- PROBLEM: Your task is to copy the listing exactly, with the pictures left out.
=== DATA EXTRACT ===
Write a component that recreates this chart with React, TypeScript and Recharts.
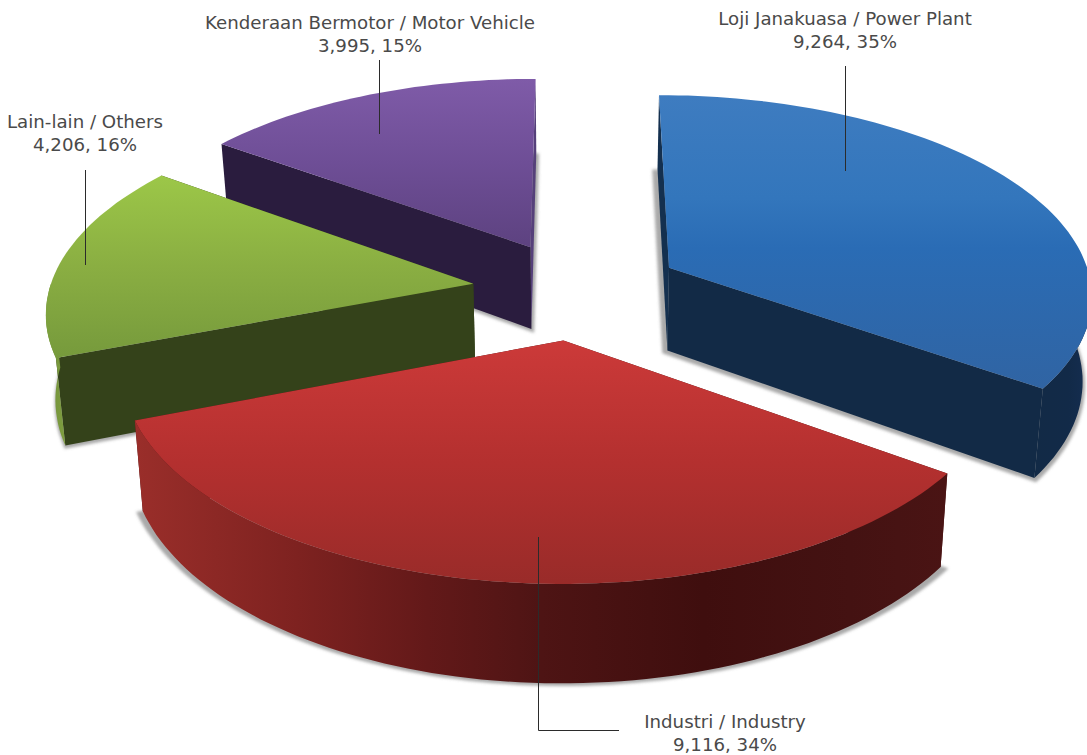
import React from 'react';
import { PieChart, Pie } from 'recharts';

// draw order is back to front, so the list runs anticlockwise from the top
const categories = [
  'Kenderaan Bermotor / Motor Vehicle',
  'Lain-lain / Others',
  'Industri / Industry',
  'Loji Janakuasa / Power Plant',
];
const values = [3995, 4206, 9116, 9264];

const chartData = categories.map((name, i) => ({ name, value: values[i] }));

const WIDTH = 1087;
const HEIGHT = 755;
const CX = 577;
const CY = 290;
const RADIUS = 424;
const EXPLODE = 105;
const TILT = 0.47;
const FOCAL = 3400;
const THICKNESS = 84;
const FLOOR_SCALE = 0.982;
const RAD = Math.PI / 180;

type Stop = [number, string];

const topStops: Stop[][] = [
  [[0, '#7f5ba8'], [0.5, '#6e4e96'], [1, '#5d4280']],
  [[0, '#9cc748'], [0.5, '#8aae42'], [1, '#769a3c']],
  [[0, '#cc3a39'], [0.5, '#b4302f'], [1, '#992b29']],
  [[0, '#3e7cc0'], [0.35, '#3376bc'], [0.52, '#2a6cb5'], [0.75, '#2d68ac'], [1, '#3064a3']],
];
const startWall = ['#55407a', '#34421a', '#4a1414', '#122a46'];
const endWall = ['#2a1c3e', '#34421a', '#4a1414', '#14304f'];
const arcStops: Stop[][] = [
  [[0, '#2a1c3e'], [1, '#5a4080']],
  [[0, '#6f8f38'], [1, '#7f9e40']],
  [[0, '#9a2e2a'], [0.2, '#7e2220'], [0.36, '#631919'], [0.5, '#4e1414'], [0.7, '#3f0e0e'], [0.88, '#441212'], [1, '#4a1414']],
  [[0, '#122a46'], [0.6, '#122a48'], [1, '#152e52']],
];

const LABELS: Record<string, { x: number; y: number; lead: string }> = {
  [categories[0]]: { x: 370, y: 29, lead: 'M379.5 60V134' },
  [categories[1]]: { x: 85, y: 128, lead: 'M85.5 170V265' },
  [categories[2]]: { x: 725, y: 728, lead: 'M538.5 537V730.5H619' },
  [categories[3]]: { x: 845, y: 25, lead: 'M845.5 66V171' },
};

// flat disc point -> screen, with a bit of perspective
const project = (cx: number, cy: number, X: number, Z: number) => {
  const s = 1 / (1 - Z / FOCAL);
  return { x: cx + X * s, y: cy + Z * TILT * s, s };
};

const toFloor = (cx: number, p: { x: number; y: number; s: number }) => ({
  x: cx + (p.x - cx) * FLOOR_SCALE,
  y: p.y + THICKNESS * p.s,
  s: p.s,
});

const toPath = (pts: { x: number; y: number }[]) =>
  pts.map((p, i) => `${i ? 'L' : 'M'}${p.x.toFixed(1)} ${p.y.toFixed(1)}`).join('') + 'Z';

const Gradient = ({ id, stops, vertical }: { id: string; stops: Stop[]; vertical: boolean }) => (
  <linearGradient id={id} x1="0" y1="0" x2={vertical ? 0 : 1} y2={vertical ? 1 : 0}>
    {stops.map(([o, c]) => (
      <stop key={o} offset={o} stopColor={c} />
    ))}
  </linearGradient>
);

const Slice3D = (props: any) => {
  const { cx, cy, outerRadius, startAngle, endAngle, midAngle, index } = props;
  const offX = Math.cos(midAngle * RAD) * EXPLODE;
  const offZ = -Math.sin(midAngle * RAD) * EXPLODE;

  const apex = project(cx, cy, offX, offZ);
  const arc = [];
  const front = [];
  const steps = Math.ceil(Math.abs(endAngle - startAngle) / 1.5);
  for (let k = 0; k <= steps; k++) {
    const a = (startAngle + ((endAngle - startAngle) * k) / steps) * RAD;
    const p = project(cx, cy, offX + Math.cos(a) * outerRadius, offZ - Math.sin(a) * outerRadius);
    arc.push(p);
    // only the part of the rim turned towards the viewer gets a wall
    if (Math.sin(a) < 0.02) front.push(p);
  }
  const apexFloor = toFloor(cx, apex);
  const arcFloor = arc.map((p) => toFloor(cx, p));
  const frontFloor = front.map((p) => toFloor(cx, p));

  const floor = [apexFloor, ...arcFloor];
  const mx = floor.reduce((t, p) => t + p.x, 0) / floor.length;
  const my = floor.reduce((t, p) => t + p.y, 0) / floor.length;
  const shadow = floor.map((p) => ({
    x: mx + (p.x - mx) * 1.018,
    y: my + (p.y - my) * 1.012 + 2,
  }));

  const first = arc[0];
  const last = arc[arc.length - 1];

  return (
    <g>
      <defs>
        <Gradient id={`top-${index}`} stops={topStops[index]} vertical />
        <Gradient id={`arc-${index}`} stops={arcStops[index]} vertical={false} />
        <filter id={`blur-${index}`} x="-5%" y="-5%" width="110%" height="110%">
          <feGaussianBlur stdDeviation="1.8" />
        </filter>
      </defs>
      <path d={toPath(shadow)} fill="#6f6f6f" fillOpacity={0.6} filter={`url(#blur-${index})`} />
      <path d={toPath([apex, first, arcFloor[0], apexFloor])} fill={startWall[index]} />
      <path
        d={toPath([apex, last, arcFloor[arcFloor.length - 1], apexFloor])}
        fill={endWall[index]}
      />
      {front.length > 1 && (
        <path d={toPath([...front, ...[...frontFloor].reverse()])} fill={`url(#arc-${index})`} />
      )}
      <path d={toPath([apex, ...arc])} fill={`url(#top-${index})`} />
    </g>
  );
};

const SliceLabel = (props: any) => {
  const { name, value, percent } = props;
  const pos = LABELS[name];
  return (
    <g>
      <path d={pos.lead} fill="none" stroke="#2b2b2b" strokeWidth={1} />
      <text
        x={pos.x}
        y={pos.y}
        textAnchor="middle"
        fontFamily="'DejaVu Sans', sans-serif"
        fontSize={18.2}
        fill="#4a4a4a"
      >
        <tspan x={pos.x}>{name}</tspan>
        <tspan x={pos.x} dy={23}>
          {`${value.toLocaleString('en-US')}, ${Math.round(percent * 100)}%`}
        </tspan>
      </text>
    </g>
  );
};

export default function App() {
  return (
    <div style={{ position: 'absolute', left: 0, top: 0, width: WIDTH, height: HEIGHT }}>
      <PieChart width={WIDTH} height={HEIGHT} margin={{ top: 0, right: 0, bottom: 0, left: 0 }}>
        <Pie
          data={chartData}
          dataKey="value"
          nameKey="name"
          cx={CX}
          cy={CY}
          innerRadius={0}
          outerRadius={RADIUS}
          startAngle={90}
          endAngle={450}
          stroke="none"
          shape={(p: any) => <Slice3D {...p} />}
          label={(p: any) => <SliceLabel {...p} />}
          labelLine={false}
          isAnimationActive={false}
        />
      </PieChart>
    </div>
  );
}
===
- REPLY TO THE TASK:
Write a component that recreates this chart with React, TypeScript and Recharts.
import React from 'react';
import { PieChart, Pie } from 'recharts';

// draw order is back to front, so the list runs anticlockwise from the top
const categories = [
  'Kenderaan Bermotor / Motor Vehicle',
  'Lain-lain / Others',
  'Industri / Industry',
  'Loji Janakuasa / Power Plant',
];
const values = [3995, 4206, 9116, 9264];

const chartData = categories.map((name, i) => ({ name, value: values[i] }));

const WIDTH = 1087;
const HEIGHT = 755;
const CX = 577;
const CY = 290;
const RADIUS = 424;
const EXPLODE = 105;
const TILT = 0.47;
const FOCAL = 3400;
const THICKNESS = 84;
const FLOOR_SCALE = 0.982;
const RAD = Math.PI / 180;

type Stop = [number, string];

const topStops: Stop[][] = [
  [[0, '#7f5ba8'], [0.5, '#6e4e96'], [1, '#5d4280']],
  [[0, '#9cc748'], [0.5, '#8aae42'], [1, '#769a3c']],
  [[0, '#cc3a39'], [0.5, '#b4302f'], [1, '#992b29']],
  [[0, '#3e7cc0'], [0.35, '#3376bc'], [0.52, '#2a6cb5'], [0.75, '#2d68ac'], [1, '#3064a3']],
];
const startWall = ['#55407a', '#34421a', '#4a1414', '#122a46'];
const endWall = ['#2a1c3e', '#34421a', '#4a1414', '#14304f'];
const arcStops: Stop[][] = [
  [[0, '#2a1c3e'], [1, '#5a4080']],
  [[0, '#6f8f38'], [1, '#7f9e40']],
  [[0, '#9a2e2a'], [0.2, '#7e2220'], [0.36, '#631919'], [0.5, '#4e1414'], [0.7, '#3f0e0e'], [0.88, '#441212'], [1, '#4a1414']],
  [[0, '#122a46'], [0.6, '#122a48'], [1, '#152e52']],
];

const LABELS: Record<string, { x: number; y: number; lead: string }> = {
  [categories[0]]: { x: 370, y: 29, lead: 'M379.5 60V134' },
  [categories[1]]: { x: 85, y: 128, lead: 'M85.5 170V265' },
  [categories[2]]: { x: 725, y: 728, lead: 'M538.5 537V730.5H619' },
  [categories[3]]: { x: 845, y: 25, lead: 'M845.5 66V171' },
};

// flat disc point -> screen, with a bit of perspective
const project = (cx: number, cy: number, X: number, Z: number) => {
  const s = 1 / (1 - Z / FOCAL);
  return { x: cx + X * s, y: cy + Z * TILT * s, s };
};

const toFloor = (cx: number, p: { x: number; y: number; s: number }) => ({
  x: cx + (p.x - cx) * FLOOR_SCALE,
  y: p.y + THICKNESS * p.s,
  s: p.s,
});

const toPath = (pts: { x: number; y: number }[]) =>
  pts.map((p, i) => `${i ? 'L' : 'M'}${p.x.toFixed(1)} ${p.y.toFixed(1)}`).join('') + 'Z';

const Gradient = ({ id, stops, vertical }: { id: string; stops: Stop[]; vertical: boolean }) => (
  <linearGradient id={id} x1="0" y1="0" x2={vertical ? 0 : 1} y2={vertical ? 1 : 0}>
    {stops.map(([o, c]) => (
      <stop key={o} offset={o} stopColor={c} />
    ))}
  </linearGradient>
);

const Slice3D = (props: any) => {
  const { cx, cy, outerRadius, startAngle, endAngle, midAngle, index } = props;
  const offX = Math.cos(midAngle * RAD) * EXPLODE;
  const offZ = -Math.sin(midAngle * RAD) * EXPLODE;

  const apex = project(cx, cy, offX, offZ);
  const arc = [];
  const front = [];
  const steps = Math.ceil(Math.abs(endAngle - startAngle) / 1.5);
  for (let k = 0; k <= steps; k++) {
    const a = (startAngle + ((endAngle - startAngle) * k) / steps) * RAD;
    const p = project(cx, cy, offX + Math.cos(a) * outerRadius, offZ - Math.sin(a) * outerRadius);
    arc.push(p);
    // only the part of the rim turned towards the viewer gets a wall
    if (Math.sin(a) < 0.02) front.push(p);
  }
  const apexFloor = toFloor(cx, apex);
  const arcFloor = arc.map((p) => toFloor(cx, p));
  const frontFloor = front.map((p) => toFloor(cx, p));

  const floor = [apexFloor, ...arcFloor];
  const mx = floor.reduce((t, p) => t + p.x, 0) / floor.length;
  const my = floor.reduce((t, p) => t + p.y, 0) / floor.length;
  const shadow = floor.map((p) => ({
    x: mx + (p.x - mx) * 1.018,
    y: my + (p.y - my) * 1.012 + 2,
  }));

  const first = arc[0];
  const last = arc[arc.length - 1];

  return (
    <g>
      <defs>
        <Gradient id={`top-${index}`} stops={topStops[index]} vertical />
        <Gradient id={`arc-${index}`} stops={arcStops[index]} vertical={false} />
        <filter id={`blur-${index}`} x="-5%" y="-5%" width="110%" height="110%">
          <feGaussianBlur stdDeviation="1.8" />
        </filter>
      </defs>
      <path d={toPath(shadow)} fill="#6f6f6f" fillOpacity={0.6} filter={`url(#blur-${index})`} />
      <path d={toPath([apex, first, arcFloor[0], apexFloor])} fill={startWall[index]} />
      <path
        d={toPath([apex, last, arcFloor[arcFloor.length - 1], apexFloor])}
        fill={endWall[index]}
      />
      {front.length > 1 && (
        <path d={toPath([...front, ...[...frontFloor].reverse()])} fill={`url(#arc-${index})`} />
      )}
      <path d={toPath([apex, ...arc])} fill={`url(#top-${index})`} />
    </g>
  );
};

const SliceLabel = (props: any) => {
  const { name, value, percent } = props;
  const pos = LABELS[name];
  return (
    <g>
      <path d={pos.lead} fill="none" stroke="#2b2b2b" strokeWidth={1} />
      <text
        x={pos.x}
        y={pos.y}
        textAnchor="middle"
        fontFamily="'DejaVu Sans', sans-serif"
        fontSize={18.2}
        fill="#4a4a4a"
      >
        <tspan x={pos.x}>{name}</tspan>
        <tspan x={pos.x} dy={23}>
          {`${value.toLocaleString('en-US')}, ${Math.round(percent * 100)}%`}
        </tspan>
      </text>
    </g>
  );
};

export default function App() {
  return (
    <div style={{ position: 'absolute', left: 0, top: 0, width: WIDTH, height: HEIGHT }}>
      <PieChart width={WIDTH} height={HEIGHT} margin={{ top: 0, right: 0, bottom: 0, left: 0 }}>
        <Pie
          data={chartData}
          dataKey="value"
          nameKey="name"
          cx={CX}
          cy={CY}
          innerRadius={0}
          outerRadius={RADIUS}
          startAngle={90}
          endAngle={450}
          stroke="none"
          shape={(p: any) => <Slice3D {...p} />}
          label={(p: any) => <SliceLabel {...p} />}
          labelLine={false}
          isAnimationActive={false}
        />
      </PieChart>
    </div>
  );
}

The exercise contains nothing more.